◆ **Data lines**:

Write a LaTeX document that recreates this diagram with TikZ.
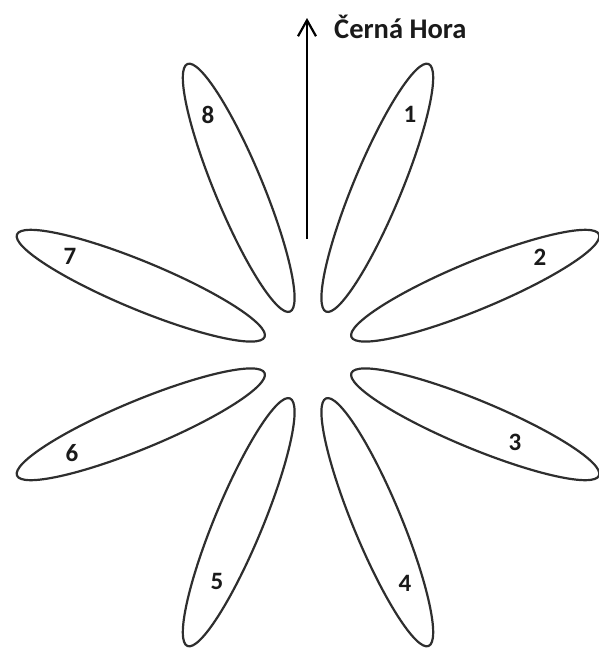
\documentclass[tikz,border=0pt]{standalone}
\usepackage{fontspec}
\setmainfont{Carlito}
\usetikzlibrary{arrows.meta, shapes.geometric}
\definecolor{outline}{HTML}{2E2E2E}
\definecolor{dktext}{HTML}{1A1A1A}

\begin{document}
\begin{tikzpicture}[
  x=1pt, y=-1pt,
  >={Straight Barb[length=16pt, width=18pt, line width=2.2pt]},
  petal/.style={
    ellipse, draw=outline, line width=2.2pt, inner sep=0pt,
    minimum width=268pt, minimum height=48pt
  },
  num/.style={font=\fontsize{25}{25}\selectfont\bfseries, text=dktext},
  arr/.style={->, line width=2.2pt, black},
]

% Canvas
\useasboundingbox (0,0) rectangle (599,648);

% ===== Petals =====
\node[petal, rotate=67.5]  (p1) at (377.3,187.8) {};
\node[petal, rotate=22.5]  (p2) at (475.2,285.7) {};
\node[petal, rotate=-22.5] (p3) at (475.2,424.3) {};
\node[petal, rotate=-67.5] (p4) at (377.3,522.2) {};
\node[petal, rotate=67.5]  (p5) at (238.7,522.2) {};
\node[petal, rotate=22.5]  (p6) at (140.8,424.3) {};
\node[petal, rotate=-22.5] (p7) at (140.8,285.7) {};
\node[petal, rotate=-67.5] (p8) at (238.7,187.8) {};

% ===== Numbers =====
\node[num] (n1) at (410,114) {1};
\node[num] (n2) at (540,257) {2};
\node[num] (n3) at (515,442) {3};
\node[num] (n4) at (405,583) {4};
\node[num] (n5) at (217,581) {5};
\node[num] (n6) at (72,453) {6};
\node[num] (n7) at (70,256) {7};
\node[num] (n8) at (208,115) {8};

% ===== North arrow =====
\coordinate (base) at (307,239);
\coordinate (north) at (307,18);
\draw[arr] (base) -- (north);
\node[anchor=base west, font=\fontsize{28.5}{28.5}\selectfont\bfseries, text=dktext,
      inner sep=0pt] (hora) at (334,38) {Černá Hora};

\end{tikzpicture}
\end{document}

◆ **Stated problem**: In the data above, please extract the lines from the first one through the line with "inner sep=0pt] (hora)", exactly, and keep pictures out.

◆ **Exercise answer**:
Write a LaTeX document that recreates this diagram with TikZ.
\documentclass[tikz,border=0pt]{standalone}
\usepackage{fontspec}
\setmainfont{Carlito}
\usetikzlibrary{arrows.meta, shapes.geometric}
\definecolor{outline}{HTML}{2E2E2E}
\definecolor{dktext}{HTML}{1A1A1A}

\begin{document}
\begin{tikzpicture}[
  x=1pt, y=-1pt,
  >={Straight Barb[length=16pt, width=18pt, line width=2.2pt]},
  petal/.style={
    ellipse, draw=outline, line width=2.2pt, inner sep=0pt,
    minimum width=268pt, minimum height=48pt
  },
  num/.style={font=\fontsize{25}{25}\selectfont\bfseries, text=dktext},
  arr/.style={->, line width=2.2pt, black},
]

% Canvas
\useasboundingbox (0,0) rectangle (599,648);

% ===== Petals =====
\node[petal, rotate=67.5]  (p1) at (377.3,187.8) {};
\node[petal, rotate=22.5]  (p2) at (475.2,285.7) {};
\node[petal, rotate=-22.5] (p3) at (475.2,424.3) {};
\node[petal, rotate=-67.5] (p4) at (377.3,522.2) {};
\node[petal, rotate=67.5]  (p5) at (238.7,522.2) {};
\node[petal, rotate=22.5]  (p6) at (140.8,424.3) {};
\node[petal, rotate=-22.5] (p7) at (140.8,285.7) {};
\node[petal, rotate=-67.5] (p8) at (238.7,187.8) {};

% ===== Numbers =====
\node[num] (n1) at (410,114) {1};
\node[num] (n2) at (540,257) {2};
\node[num] (n3) at (515,442) {3};
\node[num] (n4) at (405,583) {4};
\node[num] (n5) at (217,581) {5};
\node[num] (n6) at (72,453) {6};
\node[num] (n7) at (70,256) {7};
\node[num] (n8) at (208,115) {8};

% ===== North arrow =====
\coordinate (base) at (307,239);
\coordinate (north) at (307,18);
\draw[arr] (base) -- (north);
\node[anchor=base west, font=\fontsize{28.5}{28.5}\selectfont\bfseries, text=dktext,
      inner sep=0pt] (hora) at (334,38) {Černá Hora};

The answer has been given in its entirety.